## Do this
Pictures in the entries below are excluded; copy only the lines from the one containing "Give me the" to the one containing "const yTicks = ['0.00','0.25','0.50','0.75','1.00'];", both included.

## Records shown
** Start **
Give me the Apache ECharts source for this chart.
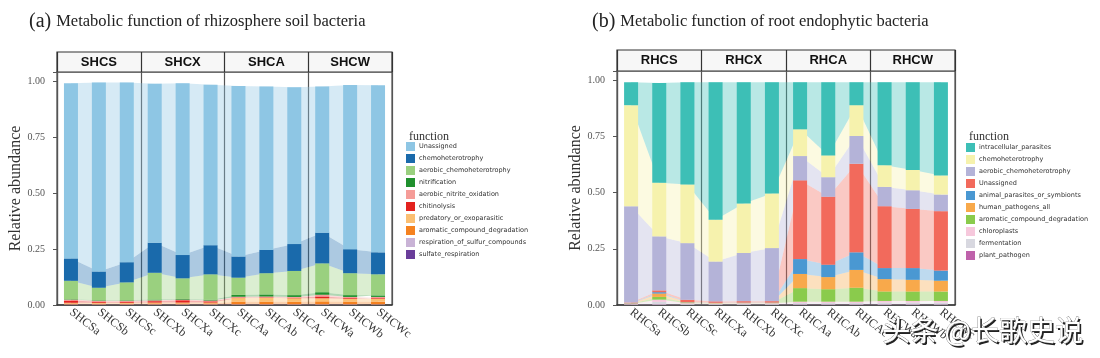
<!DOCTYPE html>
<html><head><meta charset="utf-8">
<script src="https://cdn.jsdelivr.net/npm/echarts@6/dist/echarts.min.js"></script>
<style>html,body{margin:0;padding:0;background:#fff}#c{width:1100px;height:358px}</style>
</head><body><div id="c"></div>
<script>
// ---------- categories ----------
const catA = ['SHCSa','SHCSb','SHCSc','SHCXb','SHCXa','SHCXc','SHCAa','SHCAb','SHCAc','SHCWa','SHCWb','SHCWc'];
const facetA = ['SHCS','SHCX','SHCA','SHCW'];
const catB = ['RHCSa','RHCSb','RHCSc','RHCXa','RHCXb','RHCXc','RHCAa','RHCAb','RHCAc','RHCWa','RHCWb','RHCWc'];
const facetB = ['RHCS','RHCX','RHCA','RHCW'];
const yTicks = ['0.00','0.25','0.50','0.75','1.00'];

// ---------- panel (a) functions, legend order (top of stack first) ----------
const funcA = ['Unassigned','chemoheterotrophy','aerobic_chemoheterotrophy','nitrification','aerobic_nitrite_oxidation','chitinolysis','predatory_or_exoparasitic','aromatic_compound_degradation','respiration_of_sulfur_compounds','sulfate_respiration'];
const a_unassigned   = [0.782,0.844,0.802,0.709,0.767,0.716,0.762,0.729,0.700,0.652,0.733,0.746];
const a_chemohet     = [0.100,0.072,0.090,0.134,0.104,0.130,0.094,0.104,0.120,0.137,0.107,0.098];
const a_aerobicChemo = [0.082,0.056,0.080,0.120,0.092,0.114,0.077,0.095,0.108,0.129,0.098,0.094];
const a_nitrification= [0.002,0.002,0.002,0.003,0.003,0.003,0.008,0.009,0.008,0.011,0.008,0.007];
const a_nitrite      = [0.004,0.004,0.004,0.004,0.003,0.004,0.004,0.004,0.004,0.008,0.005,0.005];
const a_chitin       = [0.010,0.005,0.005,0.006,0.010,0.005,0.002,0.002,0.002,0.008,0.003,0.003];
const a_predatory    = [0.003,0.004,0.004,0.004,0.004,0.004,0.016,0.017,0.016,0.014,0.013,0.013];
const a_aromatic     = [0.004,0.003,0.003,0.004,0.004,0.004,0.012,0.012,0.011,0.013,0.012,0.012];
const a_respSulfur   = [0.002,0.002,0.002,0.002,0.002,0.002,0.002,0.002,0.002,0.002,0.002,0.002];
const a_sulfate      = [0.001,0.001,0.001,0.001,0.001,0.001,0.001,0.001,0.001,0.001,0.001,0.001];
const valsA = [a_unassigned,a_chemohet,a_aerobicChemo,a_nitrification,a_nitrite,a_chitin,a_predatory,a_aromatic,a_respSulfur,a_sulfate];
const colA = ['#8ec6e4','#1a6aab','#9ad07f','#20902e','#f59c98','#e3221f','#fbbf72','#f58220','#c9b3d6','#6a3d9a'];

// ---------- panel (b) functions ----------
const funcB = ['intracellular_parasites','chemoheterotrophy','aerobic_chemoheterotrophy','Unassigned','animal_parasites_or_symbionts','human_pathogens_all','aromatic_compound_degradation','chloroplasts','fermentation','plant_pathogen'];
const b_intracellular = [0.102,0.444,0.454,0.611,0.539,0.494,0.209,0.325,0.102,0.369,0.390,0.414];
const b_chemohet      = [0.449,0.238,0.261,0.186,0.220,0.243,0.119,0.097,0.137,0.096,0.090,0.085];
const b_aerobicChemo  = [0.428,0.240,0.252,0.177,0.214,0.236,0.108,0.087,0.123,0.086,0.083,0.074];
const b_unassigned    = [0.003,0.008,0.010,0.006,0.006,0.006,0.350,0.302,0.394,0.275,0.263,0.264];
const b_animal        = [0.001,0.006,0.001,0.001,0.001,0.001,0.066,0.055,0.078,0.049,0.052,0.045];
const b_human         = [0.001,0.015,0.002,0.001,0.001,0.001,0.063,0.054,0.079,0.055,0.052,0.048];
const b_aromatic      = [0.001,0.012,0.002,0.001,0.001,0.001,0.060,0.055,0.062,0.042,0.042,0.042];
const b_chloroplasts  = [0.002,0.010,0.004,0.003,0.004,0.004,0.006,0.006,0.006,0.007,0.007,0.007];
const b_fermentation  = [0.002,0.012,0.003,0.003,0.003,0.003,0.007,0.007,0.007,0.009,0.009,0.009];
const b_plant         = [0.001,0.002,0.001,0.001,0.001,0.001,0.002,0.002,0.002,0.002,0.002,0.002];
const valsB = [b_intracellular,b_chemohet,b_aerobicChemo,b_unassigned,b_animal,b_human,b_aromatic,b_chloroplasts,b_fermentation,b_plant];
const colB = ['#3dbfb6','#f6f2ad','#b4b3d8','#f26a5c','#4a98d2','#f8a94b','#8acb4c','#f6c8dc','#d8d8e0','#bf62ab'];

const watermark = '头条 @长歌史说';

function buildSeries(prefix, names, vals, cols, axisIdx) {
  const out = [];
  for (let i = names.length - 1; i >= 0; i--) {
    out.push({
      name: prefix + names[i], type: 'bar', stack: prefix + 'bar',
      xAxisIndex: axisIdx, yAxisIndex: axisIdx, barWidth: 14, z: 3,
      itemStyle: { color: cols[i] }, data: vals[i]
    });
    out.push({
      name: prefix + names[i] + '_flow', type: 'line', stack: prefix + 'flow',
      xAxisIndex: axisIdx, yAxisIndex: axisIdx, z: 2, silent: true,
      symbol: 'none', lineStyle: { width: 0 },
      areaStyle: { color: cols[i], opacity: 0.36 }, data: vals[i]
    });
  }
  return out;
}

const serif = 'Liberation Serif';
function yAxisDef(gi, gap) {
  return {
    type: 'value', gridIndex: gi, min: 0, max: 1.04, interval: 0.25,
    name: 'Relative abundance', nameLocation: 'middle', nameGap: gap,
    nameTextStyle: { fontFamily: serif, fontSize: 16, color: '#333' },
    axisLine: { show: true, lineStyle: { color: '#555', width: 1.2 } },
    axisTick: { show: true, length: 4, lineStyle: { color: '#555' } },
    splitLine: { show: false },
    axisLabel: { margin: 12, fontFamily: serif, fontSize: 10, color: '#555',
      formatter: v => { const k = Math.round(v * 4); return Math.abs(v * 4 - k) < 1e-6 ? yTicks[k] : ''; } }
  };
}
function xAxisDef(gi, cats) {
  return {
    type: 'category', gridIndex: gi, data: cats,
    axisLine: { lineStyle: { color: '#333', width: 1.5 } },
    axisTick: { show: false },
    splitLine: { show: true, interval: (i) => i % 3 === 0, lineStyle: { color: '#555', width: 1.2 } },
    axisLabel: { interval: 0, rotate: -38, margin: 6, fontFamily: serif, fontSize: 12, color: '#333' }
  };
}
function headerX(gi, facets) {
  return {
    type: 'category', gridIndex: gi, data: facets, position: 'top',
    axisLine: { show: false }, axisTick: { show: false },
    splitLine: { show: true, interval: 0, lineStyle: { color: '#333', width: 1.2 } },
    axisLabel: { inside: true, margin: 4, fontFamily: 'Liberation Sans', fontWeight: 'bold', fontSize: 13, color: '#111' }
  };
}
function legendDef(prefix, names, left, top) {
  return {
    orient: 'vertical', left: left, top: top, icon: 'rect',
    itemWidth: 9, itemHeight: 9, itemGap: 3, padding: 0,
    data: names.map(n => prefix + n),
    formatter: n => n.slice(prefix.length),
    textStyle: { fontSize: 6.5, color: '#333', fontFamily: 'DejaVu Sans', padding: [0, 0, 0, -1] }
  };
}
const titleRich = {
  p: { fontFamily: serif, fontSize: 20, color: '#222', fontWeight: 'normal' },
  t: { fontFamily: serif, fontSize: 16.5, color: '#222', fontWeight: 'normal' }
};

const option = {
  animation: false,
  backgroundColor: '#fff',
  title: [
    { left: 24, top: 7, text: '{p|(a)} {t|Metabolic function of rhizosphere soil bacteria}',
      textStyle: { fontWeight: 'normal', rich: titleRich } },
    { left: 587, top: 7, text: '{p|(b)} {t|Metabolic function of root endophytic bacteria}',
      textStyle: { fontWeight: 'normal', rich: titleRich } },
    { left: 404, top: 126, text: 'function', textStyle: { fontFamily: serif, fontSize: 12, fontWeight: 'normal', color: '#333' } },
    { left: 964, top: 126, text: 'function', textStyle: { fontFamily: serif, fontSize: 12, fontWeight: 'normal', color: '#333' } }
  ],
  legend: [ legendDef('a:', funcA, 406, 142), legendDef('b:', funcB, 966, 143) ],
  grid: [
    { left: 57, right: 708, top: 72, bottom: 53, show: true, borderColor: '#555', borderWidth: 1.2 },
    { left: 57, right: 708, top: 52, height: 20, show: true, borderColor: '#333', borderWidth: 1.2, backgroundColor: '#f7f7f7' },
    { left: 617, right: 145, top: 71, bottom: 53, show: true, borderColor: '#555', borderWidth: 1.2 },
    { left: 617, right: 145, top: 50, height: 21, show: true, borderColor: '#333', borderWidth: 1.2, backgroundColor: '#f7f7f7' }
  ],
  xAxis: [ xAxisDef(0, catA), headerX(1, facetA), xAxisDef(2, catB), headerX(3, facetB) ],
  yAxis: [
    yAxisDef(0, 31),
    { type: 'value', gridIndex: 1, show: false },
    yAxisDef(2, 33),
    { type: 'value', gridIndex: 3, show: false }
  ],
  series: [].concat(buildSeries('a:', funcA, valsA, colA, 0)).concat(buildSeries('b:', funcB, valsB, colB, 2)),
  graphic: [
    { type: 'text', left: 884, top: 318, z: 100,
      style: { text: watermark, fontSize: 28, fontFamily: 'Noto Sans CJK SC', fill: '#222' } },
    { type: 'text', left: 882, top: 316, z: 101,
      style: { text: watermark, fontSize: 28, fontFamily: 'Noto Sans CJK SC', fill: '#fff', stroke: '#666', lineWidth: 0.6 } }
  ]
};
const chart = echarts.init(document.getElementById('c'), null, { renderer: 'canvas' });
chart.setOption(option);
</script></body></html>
** End **
** Start **
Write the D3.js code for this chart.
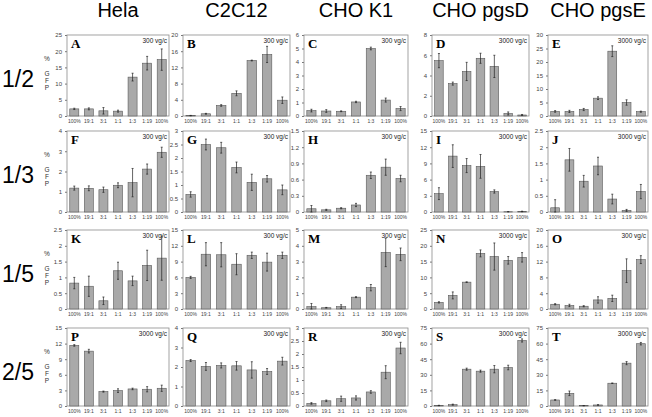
** End **
## Problem solution
Give me the Apache ECharts source for this chart.
<!DOCTYPE html>
<html><head><meta charset="utf-8">
<script src="https://cdn.jsdelivr.net/npm/echarts@6/dist/echarts.min.js"></script>
<style>html,body{margin:0;padding:0;background:#fff}#c{width:1100px;height:358px}</style>
</head><body><div id="c"></div>
<script>
// ---------- categories ----------
const catA = ['SHCSa','SHCSb','SHCSc','SHCXb','SHCXa','SHCXc','SHCAa','SHCAb','SHCAc','SHCWa','SHCWb','SHCWc'];
const facetA = ['SHCS','SHCX','SHCA','SHCW'];
const catB = ['RHCSa','RHCSb','RHCSc','RHCXa','RHCXb','RHCXc','RHCAa','RHCAb','RHCAc','RHCWa','RHCWb','RHCWc'];
const facetB = ['RHCS','RHCX','RHCA','RHCW'];
const yTicks = ['0.00','0.25','0.50','0.75','1.00'];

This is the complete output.